Hicret yönünün tam ters istikametinde olan Sevr’i kendine sığınak yapan Efendimizin taktik becerisi bizler için ne ifade ediyor? Ayak izlerini silecek bir çoban ve günlük ihtiyaçlarımızı ağyara/düşmana farkettirmeden karşılayacak güvenilir dost ve evlatlarımız var mı?
Bunun bir mütemmimi olarak aldığınız tüm tedbirlere rağmen bir çift güvercin ve örümceği istihdam ederek mağaranızın eksik kalan kamuflaj ihtiyacını karşılayacak ilahi iradeyle bir dostluğunuz var mı? Sıddıkiyet makamının sahibi alınan tüm tedbirlere rağmen, düşmanların bir şekilde mağaranın önüne kadar geldiklerini görünce, endişelenerek ya görürlerse, diye tedirgin olduğunda sizi teskin edecek ikinin üçüncüsüyle bağı, tüm bağların ötesinde ve tüm sevgilerin zirvesinde “Üzülme Allah bizimle! ” diyebilecek bir sevgiliniz var mı?
Bu tehlikeli yolculukta sizin inandığınız davaya inanmasa, değerlerinize yabancı olsa da canı pahasına size rehberlik edecek işin ehli güvenilir bir adamınız var mı? Bu hadise gerektiğinde dininizden olmayan ehil kimselerden istifade edilebileceğine dair sünnetin bize sunduğu en önemli delillerden biridir.
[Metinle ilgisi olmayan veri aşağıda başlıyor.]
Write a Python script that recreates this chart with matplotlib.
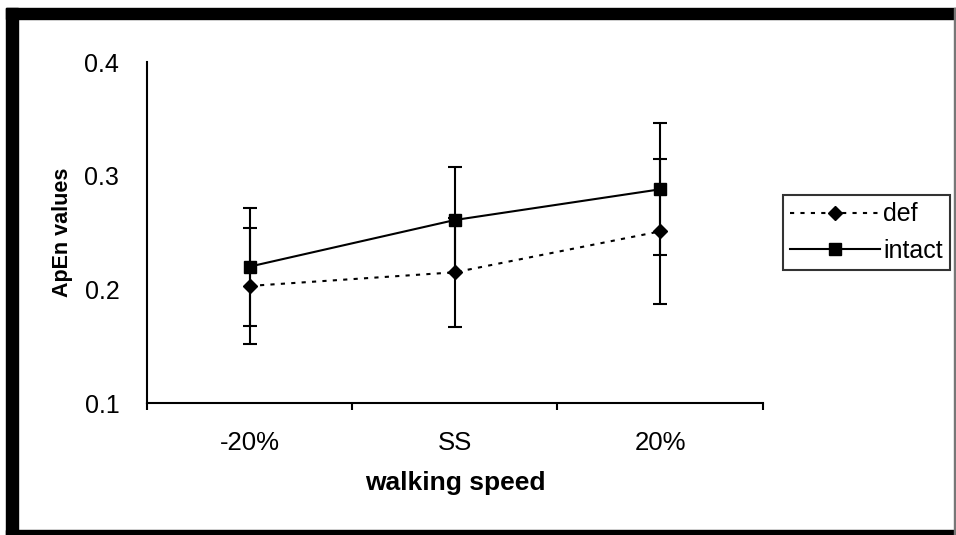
# ApEn values vs walking speed
import matplotlib
matplotlib.use("Agg")
import matplotlib.pyplot as plt
from matplotlib.patches import Rectangle
import numpy as np

plt.rcParams['font.family'] = ['Liberation Sans', 'DejaVu Sans']

speeds = ['-20%', 'SS', '20%']
def_vals = [0.203, 0.215, 0.251]
def_err = [0.051, 0.048, 0.064]
intact_vals = [0.220, 0.261, 0.288]
intact_err = [0.052, 0.047, 0.058]

fig = plt.figure(figsize=(9.56, 5.35), dpi=100)
ax = fig.add_axes([0.1538, 0.2467, 0.644, 0.6374])

x = np.arange(len(speeds))
ax.errorbar(x, def_vals, yerr=def_err, color='black', linestyle=(0, (2, 3)), lw=1.5,
            marker='D', markersize=7, capsize=4.7, elinewidth=1.5, capthick=1.5, label='def')
ax.errorbar(x, intact_vals, yerr=intact_err, color='black', linestyle='-', lw=1.5,
            marker='s', markersize=8, capsize=4.7, elinewidth=1.5, capthick=1.5, label='intact')

ax.set_xlim(-0.5, 2.5)
ax.set_ylim(0.1, 0.4)
ax.set_yticks([0.1, 0.2, 0.3, 0.4])
ax.set_yticklabels(['0.1', '0.2', '0.3', '0.4'])
ax.tick_params(axis='y', length=0, pad=20, labelsize=18)

# category ticks between groups, labels in the middle
ax.set_xticks([-0.5, 0.5, 1.5, 2.5])
ax.set_xticklabels([])
ax.set_xticks(x, minor=True)
ax.set_xticklabels(speeds, minor=True)
ax.tick_params(axis='x', which='major', direction='out', length=5, width=1.5)
ax.tick_params(axis='x', which='minor', length=0, pad=20, labelsize=18.5)

for s in ['top', 'right']:
    ax.spines[s].set_visible(False)
for s in ['left', 'bottom']:
    ax.spines[s].set_linewidth(1.5)

ax.set_xlabel('walking speed', fontsize=19, fontweight='bold', labelpad=12)
ax.set_ylabel('ApEn values', fontsize=15.5, fontweight='heavy', labelpad=8)

h, l = ax.get_legend_handles_labels()
h = [hh[0] for hh in h]
leg = fig.legend(h, l, loc='center left', bbox_to_anchor=(0.819, 0.5654), fontsize=18,
                 frameon=True, fancybox=False, edgecolor='black', handlelength=3.6,
                 handletextpad=0.1, borderpad=0.3, labelspacing=0.5, borderaxespad=0)
leg.get_frame().set_linewidth(1.5)

# window-like frame
fig.add_artist(Rectangle((0.0063, 0), 0.0125, 0.985, transform=fig.transFigure, color='black'))
fig.add_artist(Rectangle((0.0063, 0.9645), 0.9937, 0.0205, transform=fig.transFigure, color='black'))
fig.add_artist(Rectangle((0.0063, 0), 0.9937, 0.0093, transform=fig.transFigure, color='black'))
fig.add_artist(Rectangle((0.998, 0), 0.002, 0.985, transform=fig.transFigure, color='#777777'))

fig.savefig('out.png', dpi=100)
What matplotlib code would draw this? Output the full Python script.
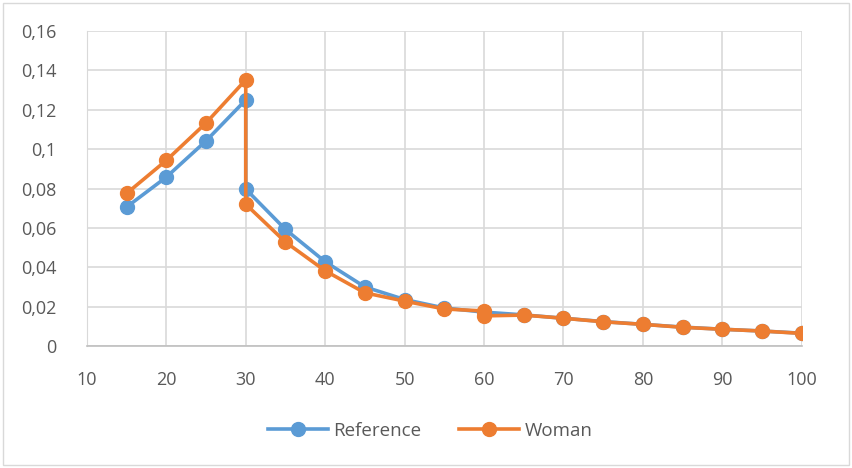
import numpy as np
import matplotlib.pyplot as plt
from matplotlib.patches import Rectangle

# age points (30 and 60 appear twice: the curves jump there)
ref_x = [15, 20, 25, 30, 30, 35, 40, 45, 50, 55, 60, 65, 70, 75, 80, 85, 90, 95, 100]
ref_y = [0.0706, 0.0858, 0.1042, 0.1250, 0.0797, 0.0592, 0.0428, 0.0300, 0.0236, 0.0193,
         0.0172, 0.0158, 0.0141, 0.0124, 0.0110, 0.0096, 0.0085, 0.0076, 0.0065]

woman_x = [15, 20, 25, 30, 30, 35, 40, 45, 50, 55, 60, 60, 65, 70, 75, 80, 85, 90, 95, 100]
woman_y = [0.0775, 0.0943, 0.1133, 0.1352, 0.0720, 0.0528, 0.0382, 0.0270, 0.0228, 0.0188,
           0.0178, 0.0153, 0.0157, 0.0141, 0.0123, 0.0110, 0.0095, 0.0085, 0.0076, 0.0064]

x_ticks = np.arange(10, 101, 10)
y_ticks = np.arange(0, 0.161, 0.02)
y_labels = ["0", "0,02", "0,04", "0,06", "0,08", "0,1", "0,12", "0,14", "0,16"]

blue = "#5B9BD5"
orange = "#ED7D31"
txt = "#595959"

plt.rcParams["font.family"] = ["Open Sans", "DejaVu Sans"]

fig = plt.figure(figsize=(8.52, 4.68), dpi=100)
ax = fig.add_axes([0.102, 0.2607, 0.839, 0.673])

ax.plot(ref_x, ref_y, color=blue, lw=2.6, marker="o", ms=10, label="Reference", zorder=3)
ax.plot(woman_x, woman_y, color=orange, lw=2.6, marker="o", ms=10, label="Woman", zorder=4)

ax.set_xlim(10, 100)
ax.set_ylim(0, 0.16)
ax.set_xticks(x_ticks)
ax.set_xticklabels([str(v) for v in x_ticks])
ax.set_yticks(y_ticks)
ax.set_yticklabels(y_labels)
ax.tick_params(length=0, labelsize=13, colors=txt)
ax.tick_params(axis="x", pad=18)
ax.tick_params(axis="y", pad=22)
ax.grid(True, color="#D9D9D9", lw=1.2)
ax.set_axisbelow(True)
for side in ["top", "right"]:
    ax.spines[side].set_visible(False)
ax.spines["left"].set_color("#D9D9D9")
ax.spines["bottom"].set_color("#BFBFBF")
ax.spines["bottom"].set_linewidth(1.2)

leg = fig.legend(loc="center", bbox_to_anchor=(0.505, 0.08), ncol=2, frameon=False,
                 fontsize=13.5, handlelength=3.2, columnspacing=2.0, handletextpad=0.3)
for t in leg.get_texts():
    t.set_color(txt)

# thin frame around the whole chart
fig.patches.append(Rectangle((0.004, 0.006), 0.992, 0.988, transform=fig.transFigure,
                             fill=False, edgecolor="#D9D9D9", lw=1))

fig.savefig("out.png", dpi=100)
Önemli olan sadece ehil olması değil aynı zamanda canınızı emanet edebileceğiniz kadar da sadık ve güvenilir olmasıdır. Bu örnek aynı zamanda “Hiç şüphesiz Allah size, emanetleri ehline teslim etmenizi emreder.” (Nisâ, 58) ilahi fermanını da nasıl anlamamız gerektiğini bize haber veriyor. Dolayısıyla emanet ve ehliyet birlikte düşünülmesi gereken birbirini tamamlayan iki haslettir. Ehliyet emaneti ve emanet de ehliyeti gerektirir. Birisi eksikse diğeri de tam değildir.
Bu bağlamda Nisa suresi 58. ve 59. ayetlerin tam da bu konuları işlediğini hatırlatalım. Bu kavramlar yerli yerine oturup ümmet tarafından gereği yapıldığında ne Gazze’de ne de başka bir coğrafyada artık zulüm hükümran olamayacaktır. Emanet, ehliyet, adalet ve itaat kavramının ele alındığı bu ayetlerin yeniden tefekkür edilmesi tavsiyesiyle Allah’a emanet olun.